From Wikipedia, the free encyclopedia

Elizabeth Chipman (born 1934) is an Australian writer, administrator and Antarctic pioneer. In 1975–76, she was one of the first Australian women to set foot on the Antarctic mainland.[1][2]

From 1954 to 1977, Chipman was with the Australian Antarctic Division, Melbourne where she worked as a typist, information officer and scientific administrator. During the summers of 1966–67, 1971–72 and 1975–76, she visited Macquarie Island with the Australian National Antarctic Research Expeditions (ANARE). In 1975, she was assigned to the Antarctic mainland where she worked as an information officer. She was accompanied by two other women: the photographer Jutta Hösel and Shelagh Robinson, a welfare officer.[2] She was the first woman member of the ANARE Club.[1]

Chipman chronicled all of the women to travel to Antarctica up to 1984.[3] She took pains to find the names of all the women who had ever been to or even near Antarctica and eventually donated 19 folio boxes of her research to the National Library of Australia.[1][4]

Publications[edit]

  • Elizabeth Chipman (1978). Australians in the frozen south: living & working in Antarctica. T. Nelson. ISBN 978-0-17-005260-3.
  • Elizabeth Chipman (1986). Women on the Ice: A History of Women in the Far South.
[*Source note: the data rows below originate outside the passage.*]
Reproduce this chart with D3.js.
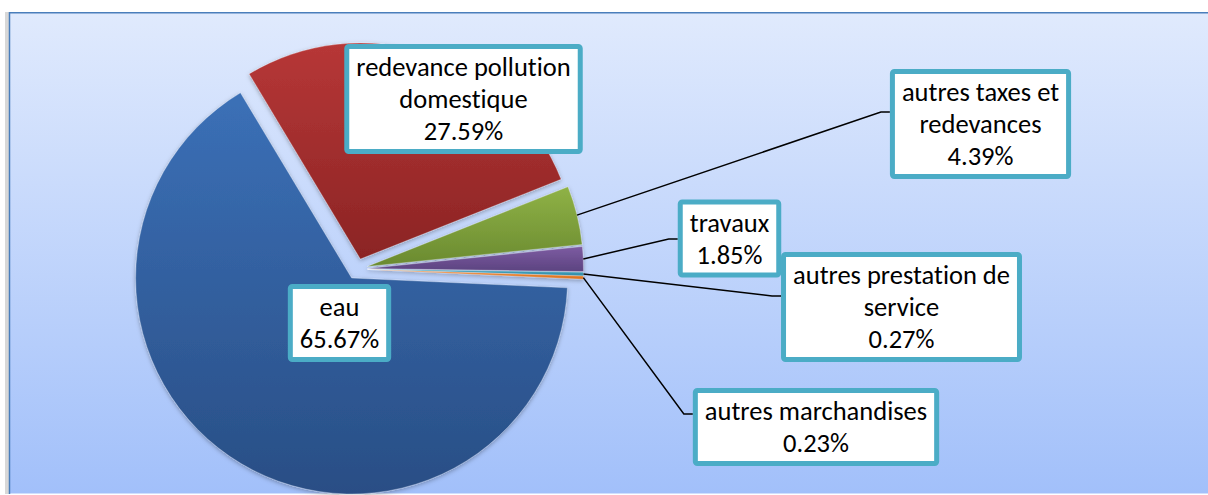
<!DOCTYPE html>
<html>
<head>
<meta charset="utf-8">
<script src="https://cdn.jsdelivr.net/npm/d3@7/dist/d3.min.js"></script>
<style>
	body { margin: 0; background: #fff; }
	svg text { font-family: Carlito, Calibri, Lato, sans-serif; font-size: 26.5px; fill: #000; font-variant-ligatures: none; }
</style>
</head>
<body>
<div class="canvas"></div>
<script>
// donnees du graphique
const categories = [
	'eau',
	'redevance pollution domestique',
	'autres taxes et redevances',
	'travaux',
	'autres prestation de service',
	'autres marchandises'
];
const shares = [65.67, 27.59, 4.39, 1.85, 0.27, 0.23];

// couleurs des parts (haut, bas du degrade)
const topColours = ['#3b70b7', '#b73737', '#8fb246', '#7d5ca2', '#4aa9c4', '#f38d3a'];
const bottomColours = ['#294e85', '#8b2424', '#6a8a30', '#5c4380', '#2f8aa6', '#d9701c'];

// placement des etiquettes (centre de la boite, largeur de retour a la ligne, fin du trait)
const labelLayout = [
	{ cx: 339.5, cy: 323, wrap: 90, leader: null },
	{ cx: 463.5, cy: 99, wrap: 240, leader: null },
	{ cx: 980.5, cy: 124, wrap: 180, leader: 112 },
	{ cx: 729.5, cy: 238.5, wrap: 90, leader: 239 },
	{ cx: 901.5, cy: 307, wrap: 240, leader: 296 },
	{ cx: 816, cy: 427, wrap: 270, leader: 414 }
];

const width = 1208;
const height = 495;
const centre = { x: 357, y: 269 };
const radius = 216;
const explode = 10.5;
const startDeg = 92.6;

const svg = d3
	.select('.canvas')
	.append('svg')
	.attr('width', width)
	.attr('height', height);

const defs = svg.append('defs');

// fond degrade
const bg = defs
	.append('linearGradient')
	.attr('id', 'bg')
	.attr('gradientUnits', 'userSpaceOnUse')
	.attr('x1', 0).attr('y1', 12)
	.attr('x2', 0).attr('y2', 493);
bg.append('stop').attr('offset', 0).attr('stop-color', '#e0eafd');
bg.append('stop').attr('offset', 1).attr('stop-color', '#a2c0fa');

const shadow = defs
	.append('filter')
	.attr('id', 'shadow')
	.attr('x', '-10%').attr('y', '-10%')
	.attr('width', '120%').attr('height', '120%');
shadow
	.append('feDropShadow')
	.attr('dx', 0).attr('dy', 1.5)
	.attr('stdDeviation', 2)
	.attr('flood-color', '#000')
	.attr('flood-opacity', 0.3);

// cadre
svg.append('rect')
	.attr('x', 5).attr('y', 12)
	.attr('width', 5).attr('height', 482)
	.attr('fill', '#d8d8d8');
svg.append('rect')
	.attr('x', 9).attr('y', 12.5)
	.attr('width', width).attr('height', 481)
	.attr('fill', 'url(#bg)');
svg.append('path')
	.attr('d', `M9.5,494V12.75H${width}`)
	.attr('fill', 'none')
	.attr('stroke', '#4a7ebb')
	.attr('stroke-width', 1.5);

const data = categories.map((name, i) => ({ name, share: shares[i], i }));

const pie = d3
	.pie()
	.sort(null)
	.value((d) => d.share)
	.startAngle((startDeg * Math.PI) / 180)
	.endAngle((startDeg * Math.PI) / 180 + 2 * Math.PI);

const arc = d3.arc().innerRadius(0).outerRadius(radius);
const rimArc = d3.arc().innerRadius(radius).outerRadius(radius);

const slices = pie(data);

// decalage de chaque part
const offset = (d) => {
	const a = (d.startAngle + d.endAngle) / 2;
	return [explode * Math.sin(a), -explode * Math.cos(a)];
};

slices.forEach((d) => {
	const g = defs
		.append('linearGradient')
		.attr('id', 'grad' + d.data.i)
		.attr('x1', 0).attr('y1', 0)
		.attr('x2', 0).attr('y2', 1);
	g.append('stop').attr('offset', 0).attr('stop-color', topColours[d.data.i]);
	g.append('stop').attr('offset', 1).attr('stop-color', bottomColours[d.data.i]);
});

const pieGroup = svg
	.append('g')
	.attr('transform', `translate(${centre.x}, ${centre.y})`)
	.attr('filter', 'url(#shadow)');

pieGroup
	.selectAll('path')
	.data(slices)
	.enter()
	.append('path')
	.attr('d', arc)
	.attr('transform', (d) => `translate(${offset(d)})`)
	.attr('fill', (d) => `url(#grad${d.data.i})`)
	.attr('stroke', 'rgba(255,255,255,0.35)')
	.attr('stroke-width', 0.8);

// etiquettes
const fmt = (v) => d3.format('.2f')(v) + '%';
const lineH = 32;
const padV = 7;
const padH = 12;

const labels = svg.append('g');

slices.forEach((d) => {
	const lay = labelLayout[d.data.i];
	const g = labels.append('g');
	const rect = g.append('rect');
	const text = g.append('text').attr('text-anchor', 'middle');

	// retour a la ligne
	const words = d.data.name.split(' ');
	const lines = [];
	let line = [];
	const probe = text.append('tspan');
	words.forEach((w) => {
		const test = line.concat(w).join(' ');
		probe.text(test);
		if (line.length && probe.node().getComputedTextLength() > lay.wrap) {
			lines.push(line.join(' '));
			line = [w];
		} else {
			line.push(w);
		}
	});
	lines.push(line.join(' '));
	lines.push(fmt(d.data.share));
	probe.remove();

	const h = lines.length * lineH + padV * 2;
	const top = lay.cy - h / 2;
	lines.forEach((l, k) => {
		text.append('tspan')
			.attr('x', lay.cx)
			.attr('y', top + padV + 25 + k * lineH)
			.text(l);
	});
	const w = d3.max(text.selectAll('tspan').nodes(), (n) => n.getComputedTextLength()) + padH * 2;
	const left = lay.cx - w / 2;

	rect
		.attr('x', left + 2.5).attr('y', top + 2.5)
		.attr('width', w - 5).attr('height', h - 5)
		.attr('rx', 2)
		.attr('fill', '#fff')
		.attr('stroke', '#4bacc6')
		.attr('stroke-width', 5);

	if (lay.leader !== null) {
		const [sx, sy] = rimArc.centroid(d);
		const [ox, oy] = offset(d);
		const start = [centre.x + sx + ox, centre.y + sy + oy];
		svg.insert('path', 'g:last-child')
			.attr('d', d3.line()([start, [left - 9, lay.leader], [left, lay.leader]]))
			.attr('fill', 'none')
			.attr('stroke', '#000')
			.attr('stroke-width', 1.5);
	}
});
</script>
</body>
</html>
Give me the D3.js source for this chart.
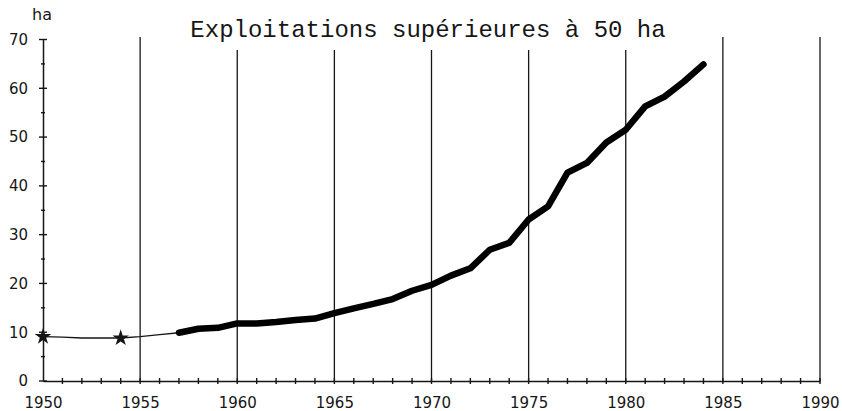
<!DOCTYPE html>
<html>
<head>
<meta charset="utf-8">
<script src="https://cdn.jsdelivr.net/npm/d3@7"></script>
<style>
  html, body { margin: 0; padding: 0; background: #fff; }
  svg { display: block; }
</style>
</head>
<body>
<svg id="chart" width="842" height="411"></svg>
<script>
// ---- data ----
const titleText = "Exploitations supérieures à 50 ha";
const unitLabel = "ha";
const xTickLabels = [1950, 1955, 1960, 1965, 1970, 1975, 1980, 1985, 1990];
const yTickLabels = [0, 10, 20, 30, 40, 50, 60, 70];
const earlyYears = [1950, 1951, 1952, 1953, 1954, 1955, 1956, 1957];
const earlyValues = [9.1, 9.0, 8.8, 8.8, 8.8, 9.1, 9.5, 9.9];
const starYears = [1950, 1954];
const starValues = [9.1, 8.8];
const mainYears = [1957, 1958, 1959, 1960, 1961, 1962, 1963, 1964, 1965, 1966,
                   1967, 1968, 1969, 1970, 1971, 1972, 1973, 1974, 1975, 1976,
                   1977, 1978, 1979, 1980, 1981, 1982, 1983, 1984];
const mainValues = [9.9, 10.7, 10.9, 11.8, 11.8, 12.1, 12.5, 12.8, 13.9, 14.9,
                    15.8, 16.8, 18.5, 19.7, 21.6, 23.1, 26.9, 28.3, 33.1, 35.8,
                    42.7, 44.7, 48.9, 51.5, 56.3, 58.3, 61.4, 64.9];

// ---- layout ----
const svg = d3.select("#chart");
const ink = "#161616";
const x = d3.scaleLinear().domain([1950, 1990]).range([43, 820]);
const y = d3.scaleLinear().domain([0, 70]).range([381, 39.5]);

// title
const title = svg.append("text")
  .attr("x", 428).attr("y", 37)
  .attr("text-anchor", "middle")
  .attr("font-family", "'Liberation Mono', 'DejaVu Sans Mono', monospace")
  .attr("font-size", 24)
  .attr("fill", ink)
  .text(titleText);
const tb = title.node().getBBox();

// vertical grid lines (stop below title where they would cross it)
svg.append("g").selectAll("line")
  .data(xTickLabels.filter(d => d > 1950))
  .join("line")
  .attr("x1", d => x(d)).attr("x2", d => x(d))
  .attr("y1", y(0))
  .attr("y2", d => (x(d) > tb.x - 8 && x(d) < tb.x + tb.width + 8) ? 50 : 37)
  .attr("stroke", ink).attr("stroke-width", 1.3);

// x axis
const xAxis = d3.axisBottom(x)
  .tickValues(xTickLabels)
  .tickFormat(d3.format("d"))
  .tickSize(0).tickPadding(16);
const gx = svg.append("g").attr("transform", `translate(0,${y(0)})`).call(xAxis);
gx.select(".domain").attr("stroke", ink).attr("stroke-width", 1.5);
gx.selectAll("text")
  .attr("font-family", "'DejaVu Sans', sans-serif")
  .attr("font-size", 15).attr("fill", ink);
// small year ticks crossing the x axis
svg.append("g").selectAll("line")
  .data(d3.range(1951, 1991))
  .join("line")
  .attr("x1", d => x(d)).attr("x2", d => x(d))
  .attr("y1", y(0) - 3).attr("y2", y(0) + 3)
  .attr("stroke", ink).attr("stroke-width", 1.4);

// y axis
const yAxis = d3.axisLeft(y)
  .tickValues(yTickLabels)
  .tickSize(0).tickPadding(15);
const gy = svg.append("g").attr("transform", `translate(${x(1950)},0)`).call(yAxis);
gy.select(".domain").attr("stroke", ink).attr("stroke-width", 1.5);
gy.selectAll("text")
  .attr("font-family", "'DejaVu Sans', sans-serif")
  .attr("font-size", 15).attr("fill", ink);
// major / minor ticks crossing the y axis
svg.append("g").selectAll("line")
  .data(d3.range(0, 71, 5))
  .join("line")
  .attr("x1", d => x(1950) - (d % 10 === 0 ? 4 : 2))
  .attr("x2", d => x(1950) + (d % 10 === 0 ? 4 : 2))
  .attr("y1", d => y(d)).attr("y2", d => y(d))
  .attr("stroke", ink).attr("stroke-width", 1.4);

// unit label
svg.append("text")
  .attr("x", x(1950) - 1).attr("y", 20)
  .attr("text-anchor", "middle")
  .attr("font-family", "'DejaVu Sans', sans-serif")
  .attr("font-size", 16).attr("fill", ink)
  .text(unitLabel);

// thin early line
const line = d3.line().x(d => x(d[0])).y(d => y(d[1]));
svg.append("path")
  .datum(earlyYears.map((d, i) => [d, earlyValues[i]]))
  .attr("d", line)
  .attr("fill", "none").attr("stroke", ink).attr("stroke-width", 1.4);

// stars
svg.append("g").selectAll("path")
  .data(starYears.map((d, i) => [d, starValues[i]]))
  .join("path")
  .attr("transform", d => `translate(${x(d[0])},${y(d[1])})`)
  .attr("d", d3.symbol(d3.symbolStar, 85))
  .attr("fill", ink);

// thick main line
svg.append("path")
  .datum(mainYears.map((d, i) => [d, mainValues[i]]))
  .attr("d", line)
  .attr("fill", "none").attr("stroke", "#000")
  .attr("stroke-width", 6.5)
  .attr("stroke-linejoin", "round")
  .attr("stroke-linecap", "round");
</script>
</body>
</html>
Melbourne University Press. ISBN 978-0-522-84324-8.

References[edit]

  1. ^ a b c "Papers of Elizabeth Chipman". Trove: National Library of Australia. Retrieved 12 September 2016.
  2. ^ a b Beau Riffenburgh (2007). Encyclopedia of the Antarctic. Taylor & Francis. pp. 1094–. ISBN 978-0-415-97024-2.
  3. ^ Blackadder 2015, p. 90.
  4. ^ Blackadder, Jesse (2015). "Frozen voices: Women, silence and Antarctica" (PDF). In Bernadette Hince; Rupert Summerson; Arnan Wiesel (eds.). Music, sounds and cultural connections. Australian National University. Retrieved 12 September 2016.